Entrée - 465, rue Saint-Jean: Quentin VerCetty
CS: Bien que nous ayons fait le tour complet des salles, nous n’en avons pas tout à fait terminé avec l’exposition. Dans l’espace d’accueil du 465 Saint-Jean, une image de Quentin VerCetty nous invite à découvrir l’œuvre Missing Black Technofossils Here, un projet qui amène l’exposition au-delà des murs de la Fondation. Ce projet artistique parle du manque de représentation des personnes d’ascendance africaine dans la sphère publique en revisitant certains espaces publics et monuments de Montréal à travers une expérience de réalité augmentée. Il nous permet de redécouvrir des récits qui ont été exclus de l’histoire et de subvertir, décoloniser et insérer numériquement nos propres points de repère spéculatifs dans l’espace public, grâce à l’expérience de réalité augmentée créée par l’artiste. Ces points de repère peuvent ensuite être documentés et préservés à jamais sous une forme numérique, soit sur votre appareil (qui devient alors un technofossile en soi), soit sur Internet. À l’occasion de cette itération montréalaise, Missing Black Technofossils Here présentera six sites historiques et plusieurs propositions d’activités, notamment la prise de photos et de vidéos pour ajouter un Technofossile ancestral à un espace public choisi.
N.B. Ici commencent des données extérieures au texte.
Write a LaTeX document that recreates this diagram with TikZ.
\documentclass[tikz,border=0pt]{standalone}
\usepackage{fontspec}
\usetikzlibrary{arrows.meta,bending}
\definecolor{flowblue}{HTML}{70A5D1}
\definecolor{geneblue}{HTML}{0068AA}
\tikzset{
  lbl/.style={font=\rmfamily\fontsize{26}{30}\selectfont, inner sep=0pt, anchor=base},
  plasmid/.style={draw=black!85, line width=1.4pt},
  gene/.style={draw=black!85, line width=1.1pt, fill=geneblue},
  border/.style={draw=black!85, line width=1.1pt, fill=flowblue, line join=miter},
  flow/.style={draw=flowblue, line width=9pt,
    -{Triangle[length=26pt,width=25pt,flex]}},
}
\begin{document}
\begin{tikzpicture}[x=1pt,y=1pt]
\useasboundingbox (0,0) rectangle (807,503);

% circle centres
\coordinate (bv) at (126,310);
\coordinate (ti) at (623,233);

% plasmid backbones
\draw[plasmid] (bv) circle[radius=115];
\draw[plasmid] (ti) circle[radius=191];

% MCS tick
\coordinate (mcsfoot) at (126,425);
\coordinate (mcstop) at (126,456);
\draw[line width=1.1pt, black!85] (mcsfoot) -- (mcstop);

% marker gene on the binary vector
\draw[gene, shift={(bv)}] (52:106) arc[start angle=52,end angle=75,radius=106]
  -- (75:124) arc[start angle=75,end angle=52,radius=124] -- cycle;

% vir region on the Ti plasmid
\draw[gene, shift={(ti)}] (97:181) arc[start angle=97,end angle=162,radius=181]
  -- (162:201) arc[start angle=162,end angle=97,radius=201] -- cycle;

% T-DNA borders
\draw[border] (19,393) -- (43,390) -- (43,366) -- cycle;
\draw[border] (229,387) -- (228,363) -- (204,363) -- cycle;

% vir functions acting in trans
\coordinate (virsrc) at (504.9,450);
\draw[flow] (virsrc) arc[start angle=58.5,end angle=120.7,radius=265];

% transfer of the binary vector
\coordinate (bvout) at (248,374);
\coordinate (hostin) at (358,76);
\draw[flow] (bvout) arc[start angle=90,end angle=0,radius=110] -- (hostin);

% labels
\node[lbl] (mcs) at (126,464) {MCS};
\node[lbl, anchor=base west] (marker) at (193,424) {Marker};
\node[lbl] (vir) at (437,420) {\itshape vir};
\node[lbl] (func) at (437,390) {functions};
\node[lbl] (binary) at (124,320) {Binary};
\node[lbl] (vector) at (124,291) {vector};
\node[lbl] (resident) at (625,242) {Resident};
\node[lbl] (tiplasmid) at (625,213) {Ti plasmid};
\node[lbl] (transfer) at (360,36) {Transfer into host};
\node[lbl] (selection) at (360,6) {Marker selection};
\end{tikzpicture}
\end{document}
Ce projet s’inspire du mouvement afrofuturiste, qui utilise aussi bien la technologie, la spéculation, la métaphysique et, occasionnellement, la science-fiction, que les héritages de la diaspora africaine et du continent pour explorer la guérison et l’évolution d’un point de vue africain. VerCetty nomme ce concept de connexion entre le passé, le présent et l’avenir « Sankofa », et sa pratique est appelée « Sankofanologie ». L’afrofuturisme et la réalité augmentée soulignent le potentiel et le pouvoir du spéculatif comme catalyseur de changement et de transformation de la réalité et de l’expérience d’une personne. En tant que pratique de la Sankofanologie, la RA se connecte à l’Afrofuturisme en favorisant des expériences imaginatives partagées à travers une plateforme où le temps et l’espace sont altérés. Pour expérimenter cette œuvre finale, il suffit de suivre les instructions sur notre site web.
Conditions d’utilisation: Conclusion
Daniel: Par la présentation de ces œuvres, qui oscillent entre célébration et critique, nous espérons que l’exposition remettra en question nos notions bien ancrées de ce que sont les technologies, en soulignant à la fois les plaisirs et les difficultés liés à l’obligation de se médiatiser dans ces mondes hybrides et semi-virtuels. Puisque l’un des arguments de l’exposition est que rien de ce qui est technologique ne se fait jamais seul, nous aimerions prendre le temps d’exprimer notre gratitude à toutes les personnes qui ont contribué à la réalisation de cette exposition. À tous les artistes, nous adressons nos remerciements les plus profonds et les plus sincères pour leur confiance et pour leurs créations extraordinaires. Un tout grand merci à la merveilleuse équipe de professionnel·le·s dévoué·e·s qui ont uni leurs efforts pour faire de cette exposition une réalité, y compris l’équipe de la Fondation, nos collègues des autres entités de PHI, les technicien·ne·s, le conservateur et les fournisseurs.
CS: Un énorme merci à l’équipe de coordination de l’expérience de visite qui prend soin des visiteuses et visiteurs, ainsi que des œuvres de l’exposition, un vibrant merci à notre équipe éducative qui élargit et approfondit notre réflexion sur les œuvres d’art. Merci à notre fondatrice Phoebe Greenberg, et bien sûr, il y a vous, visiteuse ou visiteur. Merci de votre visite à la Fondation PHI. C’est vous qui nous complétez !
Nous vous remercions de votre écoute.